For the specifics as to any one piece of gear, please see my About Gear page.

On this trip, I took these things:


- Nikon D850

- Sony A6000 (my backup camera); and

- iPhone X


Nikon 14-24mm It turned out I did not use my wide angle, but I could have

- Tamron 24-70mm; and

- Sony 18-200mm

NOTE–I would have LOVED to take my telefoto lens of course–so many incredible shots could have been achieved with that. But, weight is an issue as with other hikes so I went more spare.


Think Tank Bag

- TriPod Filters & Holder

- Triggers/Shutter Release

- Headlamp and flashlight

NOTE–this is CRITICAL especially if you are staying for sunset and making the trek down in the dark–DO NOT forget this!

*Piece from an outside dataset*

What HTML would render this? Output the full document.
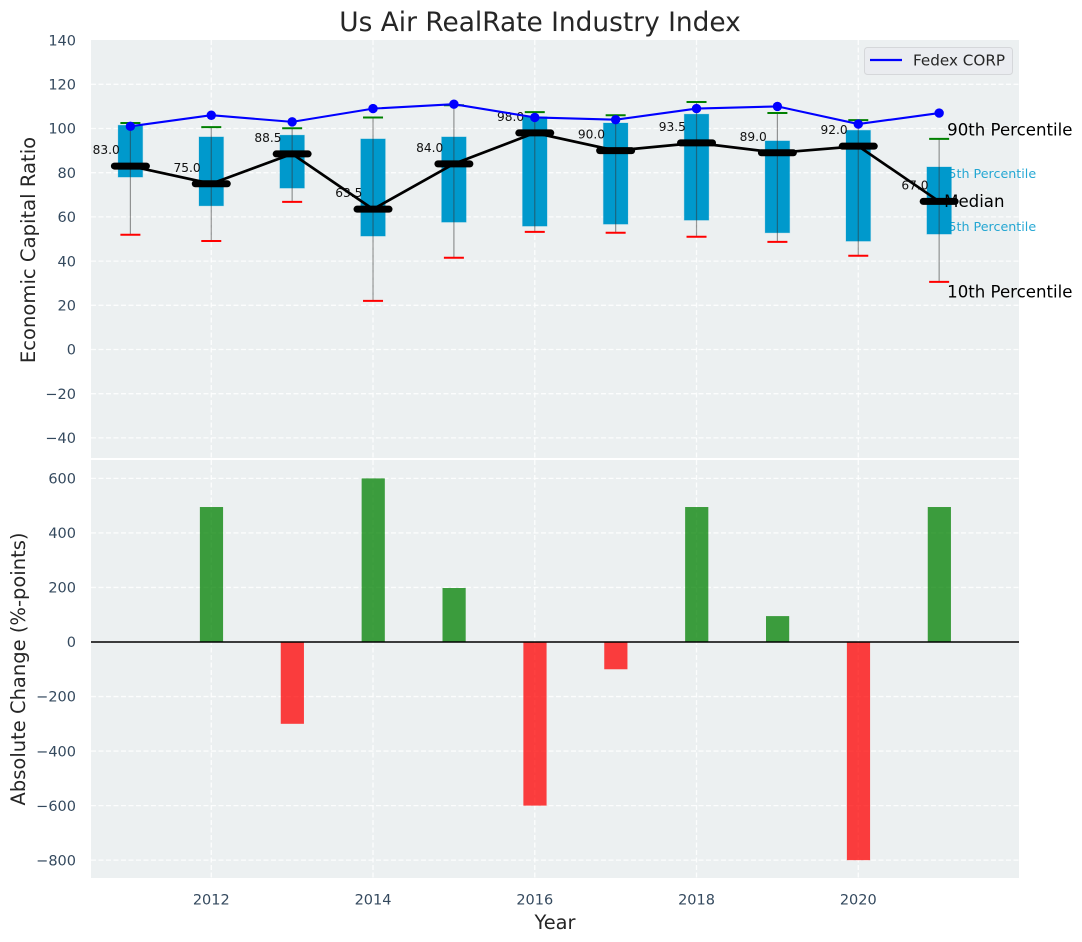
<!DOCTYPE html>
<html>
<head>
<meta charset="utf-8">
<title>Us Air RealRate Industry Index</title>
<style>
html,body{margin:0;padding:0;background:#fff;width:1082px;height:942px;overflow:hidden}
svg{display:block;font-family:"DejaVu Sans","Liberation Sans",sans-serif}
</style>
</head>
<body>
<svg id="chart" xmlns="http://www.w3.org/2000/svg" width="1082" height="942" viewBox="0 0 1082 942">
  <rect x="91" y="40" width="928" height="418" fill="#ecf0f1"/>
  <rect x="91" y="460" width="928" height="418" fill="#ecf0f1"/>
  <g id="grid"></g>
  <g id="ticks"></g>
  <g id="top"></g>
  <g id="bottom"></g>
  <text x="540" y="31" font-size="26.4" text-anchor="middle" fill="#262626">Us Air RealRate Industry Index</text>
  <text x="35" y="250" font-size="19.6" text-anchor="middle" fill="#262626" transform="rotate(-90 35 250)">Economic Capital Ratio</text>
  <text x="25" y="669" font-size="19.5" text-anchor="middle" fill="#262626" transform="rotate(-90 25 669)">Absolute Change (%-points)</text>
  <text x="555" y="929" font-size="19.4" text-anchor="middle" fill="#262626">Year</text>
  <g>
    <rect x="864.5" y="47.5" width="148" height="27" rx="3" fill="#eaecf0" stroke="#d5d7da" stroke-width="1"/>
    <line x1="870" y1="60" x2="902" y2="60" stroke="#0000ff" stroke-width="2.2"/>
    <text x="913" y="65.5" font-size="15.2" fill="#262626">Fedex CORP</text>
  </g>
</svg>
<script>
var years = [2011, 2012, 2013, 2014, 2015, 2016, 2017, 2018, 2019, 2020, 2021];
var p90 = [102.5, 100.6, 100.1, 105, 110.5, 107.4, 106, 112, 107, 103.8, 95.3];
var p75 = [101.5, 96.2, 97, 95.3, 96.2, 105.3, 102.5, 106.5, 94.4, 99.2, 82.6];
var median = [83, 75, 88.5, 63.5, 84, 98, 90, 93.5, 89, 92, 67];
var p25 = [78, 65, 73, 51.3, 57.6, 55.8, 56.7, 58.5, 52.8, 49, 52.2];
var p10 = [51.9, 49.1, 66.8, 22, 41.5, 53.2, 52.8, 51, 48.7, 42.4, 30.6];
var fedex = [101, 106, 103, 109, 111, 105, 104, 109, 110, 102, 107];
var changeYears = [2012, 2013, 2014, 2015, 2016, 2017, 2018, 2019, 2020, 2021];
var changes = [495, -300, 600, 198, -600, -100, 495, 95, -800, 495];
var xTicks = [2012, 2014, 2016, 2018, 2020];
var topTicks = [140, 120, 100, 80, 60, 40, 20, 0, -20, -40];
var bottomTicks = [600, 400, 200, 0, -200, -400, -600, -800];

function xs(v) { return 130.4 + (v - 2011) * 80.875; }
function yt(v) { return 349.5 - v * 2.21; }
function yb(v) { return 642 - v * 0.2727; }

var NS = 'http://www.w3.org/2000/svg';
function mk(parent, tag, props, txt) {
  var el = document.createElementNS(NS, tag);
  for (var k in props) el.setAttribute(k, props[k]);
  if (txt !== undefined) el.textContent = txt;
  parent.appendChild(el);
  return el;
}
var gGrid = document.getElementById('grid');
var gTicks = document.getElementById('ticks');
var gTop = document.getElementById('top');
var gBottom = document.getElementById('bottom');
var gridStyle = {stroke: '#ffffff', 'stroke-width': 1.3, 'stroke-dasharray': '5 2.5', 'stroke-opacity': 0.85};
function gridLine(x1, y1, x2, y2) {
  var el = mk(gGrid, 'line', Object.assign({x1: x1, y1: y1, x2: x2, y2: y2}, gridStyle));
  
  
}
topTicks.forEach(function (t) {
  var y = yt(t);
  if (t !== 140) gridLine(91, y, 1019, y);
  var el = mk(gTicks, 'text', {x: 76, y: y + 5.2, 'font-size': 14.5, 'text-anchor': 'end', fill: '#34495e'}, String(t).replace('-', '\u2212'));
  
  
});
bottomTicks.forEach(function (t) {
  var y = yb(t);
  gridLine(91, y, 1019, y);
  var el = mk(gTicks, 'text', {x: 76, y: y + 5.2, 'font-size': 14.5, 'text-anchor': 'end', fill: '#34495e'}, String(t).replace('-', '\u2212'));
  
  
});
xTicks.forEach(function (t) {
  var x = xs(t);
  gridLine(x, 40, x, 458);
  gridLine(x, 460, x, 878);
  var el = mk(gTicks, 'text', {x: x, y: 904.5, 'font-size': 14.5, 'text-anchor': 'middle', fill: '#34495e'}, String(t));
  
  
});

/* annotations that sit behind the boxes */
var lastX = xs(years[years.length - 1]);
var lastI = years.length - 1;
var t75 = mk(gTop, 'text', {x: lastX + 1.2, y: yt(p75[lastI]) + 11, 'font-size': 12.7, fill: '#0099cc', 'fill-opacity': 0.85}, '75th Percentile');


var t25 = mk(gTop, 'text', {x: lastX + 1.2, y: yt(p25[lastI]) - 3, 'font-size': 12.7, fill: '#0099cc', 'fill-opacity': 0.85}, '25th Percentile');



years.forEach(function (yr, i) {
  var x = xs(yr);
  var box = mk(gTop, 'rect', {x: x - 12.3, y: yt(p75[i]), width: 24.6, height: yt(p25[i]) - yt(p75[i]), fill: '#0099cc', stroke: '#0099cc', 'stroke-opacity': 0.2, 'stroke-width': 1});
  
  
  var wh = mk(gTop, 'line', {x1: x, x2: x, y1: yt(p90[i]), y2: yt(p10[i]), stroke: '#333', 'stroke-opacity': 0.5, 'stroke-width': 1.2});
  
  
  var capHi = mk(gTop, 'line', {x1: x - 10, x2: x + 10, y1: yt(p90[i]), y2: yt(p90[i]), stroke: '#008000', 'stroke-width': 2});
  
  
  var capLo = mk(gTop, 'line', {x1: x - 10, x2: x + 10, y1: yt(p10[i]), y2: yt(p10[i]), stroke: '#ff0000', 'stroke-width': 2});
  
  
});

years.forEach(function (yr, i) {
  var lab = mk(gTop, 'text', {x: xs(yr) - 37.8, y: yt(median[i]) - 12, 'font-size': 12.2, fill: '#111'}, median[i].toFixed(1));
  
  
});

var t90 = mk(gTop, 'text', {x: lastX + 8, y: yt(p90[lastI]) - 3.5, 'font-size': 16.6, fill: '#000'}, '90th Percentile');


var t10 = mk(gTop, 'text', {x: lastX + 8, y: yt(p10[lastI]) + 15.5, 'font-size': 16.6, fill: '#000'}, '10th Percentile');


var tm = mk(gTop, 'text', {x: lastX + 5, y: yt(median[lastI]) + 5.5, 'font-size': 16.6, fill: '#000'}, 'Median');



var medPts = years.map(function (yr, i) { return xs(yr) + ',' + yt(median[i]); }).join(' ');
var medLine = mk(gTop, 'polyline', {points: medPts, fill: 'none', stroke: '#000', 'stroke-width': 2.7});


years.forEach(function (yr, i) {
  var x = xs(yr);
  var m = mk(gTop, 'line', {x1: x - 16, x2: x + 16, y1: yt(median[i]), y2: yt(median[i]), stroke: '#000', 'stroke-width': 7, 'stroke-linecap': 'round'});
  
  
});

var fedPts = years.map(function (yr, i) { return xs(yr) + ',' + yt(fedex[i]); }).join(' ');
var fedLine = mk(gTop, 'polyline', {points: fedPts, fill: 'none', stroke: '#0000ff', 'stroke-width': 2.1});


years.forEach(function (yr, i) {
  var c = mk(gTop, 'circle', {cx: xs(yr), cy: yt(fedex[i]), r: 4.7, fill: '#0000ff'});
  
  
});

changeYears.forEach(function (yr, i) {
  var v = changes[i];
  var y0 = yb(Math.max(v, 0));
  var y1 = yb(Math.min(v, 0));
  var bar = mk(gBottom, 'rect', {x: xs(yr) - 11.4, y: y0, width: 23.2, height: y1 - y0, fill: v >= 0 ? '#008000' : '#ff0000', 'fill-opacity': 0.75});
  
  
});
var zero = mk(gBottom, 'line', {x1: 91, x2: 1019, y1: 642, y2: 642, stroke: '#000', 'stroke-width': 1.5});


</script>
</body>
</html>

- Spare batteries for the Nikon and lights

Clothing & Other Related Accessories/Needs:

Even in Winter it was fairly warm here, so dress based on temperature.

It is not considerably colder at the top. Long pants might be needed to deal with some of the brush, but I managed without longer pants. 

Best hiking boots, I think this is key given the jagged steps and terrain Mosquito repellent


2 bottles (water is always a must)


I didn’t take much, but if you plan to be up there for a period of time to really capture the right shots, enjoy it, then you really should bring snacks.